A Greek Tragedy 

Has the cradle of democracy now become the birthplace of economic chaos?

While leading a group of Southwest Tennessee Community College sociology students on a study-abroad program in Greece this spring, I happened to be in Athens at the start of the six weeks of continuous protests, which have been dubbed Aganaktismenoi (loosely, "the indignant").

On the first morning, nearly 1,000 Greeks gathered at Sygmata Square. On cue, the riot police formed a line separating the crowd from the parliament building. The mood was friendly, with no violence that day. A "Greek Spring" it was. The powerful labor unions had not been a part of this "spontaneous" outpouring. Weeks later, however, more than 100,000 would crowd the square.

Much like our own Tea Party movement, the protests were an outgrowth of Greeks' frustration with their government for getting them into economic difficulties. Unlike the Tea Partiers, these were hard-core socialists who were not in the mood to sacrifice the standard of living the government was threatening with its austerity program.

The crowd was quite diverse, with a scattering of Che-shirted older men as well as mothers and babies. Drums and whistles, banners denouncing the government, and the cries of "Kleftes!" (thieves) stirred up the crowd. The Greek equivalent of our middle finger is hands raised with the palm toward your target. In this case, hands were aimed at politicians inside the parliament building. Leaflets entitled "300" were passed out by stylishly bearded young men. Greeks are really into the movie 300, with its depiction of the outnumbered Greeks holding off the Persians — or, in this case, the politicians. In reality, they only held them off for a while, but why ruin a good story?

As I mingled, I attempted to get a sense of who the crowd blamed for their country's troubles. After all, was it not Greece that brought it on itself after joining the European Union (EU) in 2001? With all the cheap money floating around then, the party had begun.

Greece already had a debt to gross domestic product ratio higher than 100 percent in 2000, before it joined the EU. After cooking the books, Greece convinced the EU to let them in and now the country has a debt of $500 billion.

After a bailout package of $155 billion from its international creditors, the Greeks are eagerly awaiting another installment of $17 billion in early July. There is a "but," however. The government must show its intention to eliminate part of the debt with austerity measures. They have cut their deficit by 5 percent of GDP already this year, but it still stands at a whopping 9.6 percent. The package that will be presented to Parliament this week will cut $40 billion in debt by 2015, or 12 percent of Greece's GDP. The equivalent cut for our government would be $1.75 trillion! Even the Tea Partiers wouldn't go there.

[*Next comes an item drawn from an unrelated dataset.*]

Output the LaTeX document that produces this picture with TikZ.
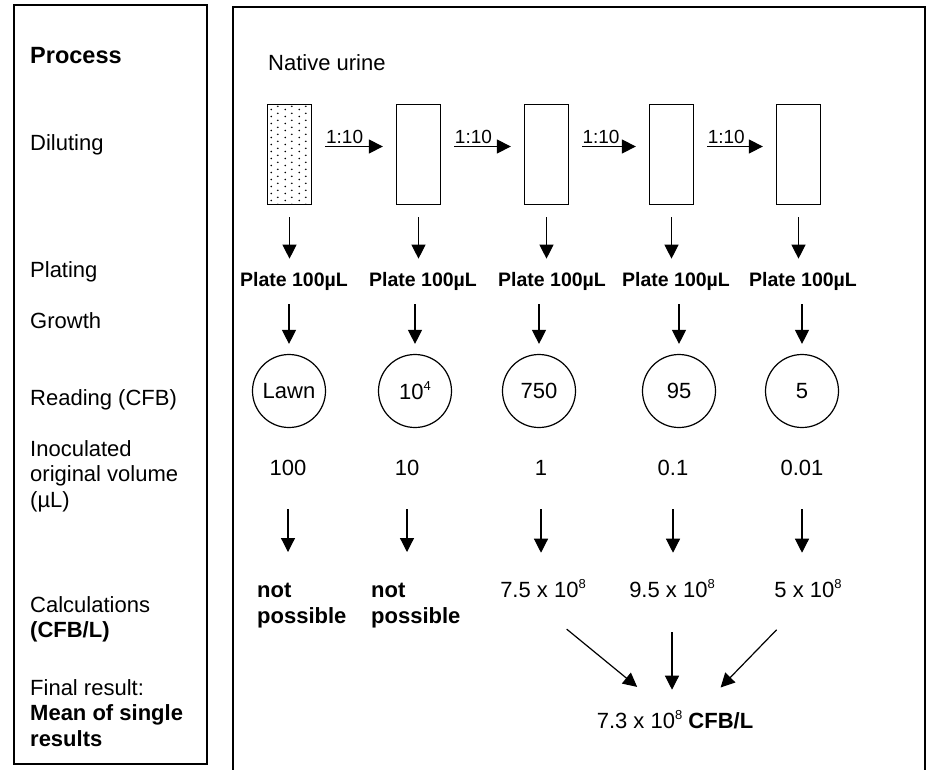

I didn't find a single person who blamed Greece for causing its own problems. No, it was the International Monetary Fund, the European Central Bank, the EU, and the Germans who were forcing these draconian cuts on the Greek people. No matter that Greece has several hundred closed crafts, such as taxi drivers, hairdressers, and pharmacists. No matter that if your union has enough pull, you can convince the government that your profession is so stressful that you should retire before age 60. Pastry chefs, for example, get 100 percent pensions, compared to 40 percent for Germany?

No problem, right?

Taxes? Who pays taxes? Only 5,000 Greeks admit to making over $144,000 a year! The government has taken to the air to photograph Athenians who have swimming pools to show the incidence of high income.

With 25 percent of the workforce employed by the government, there are rolling blackouts by workers for Genop, the state power company, in protest of the government's plan to sell off its holdings from 51 percent down to 34 percent.

Unfortunately, the Greeks have few options. They can't devalue their currency or lower interest rates, since they are wedded to the Euro and the European Central Bank. They must take their medicine and hope for another bailout.

The Greek parliament was scheduled to vote on the austerity program this week. A failure to pass it would mean that default is just around the corner. Steve Haley is a professor of sociology at Southwest Tennessee Community College.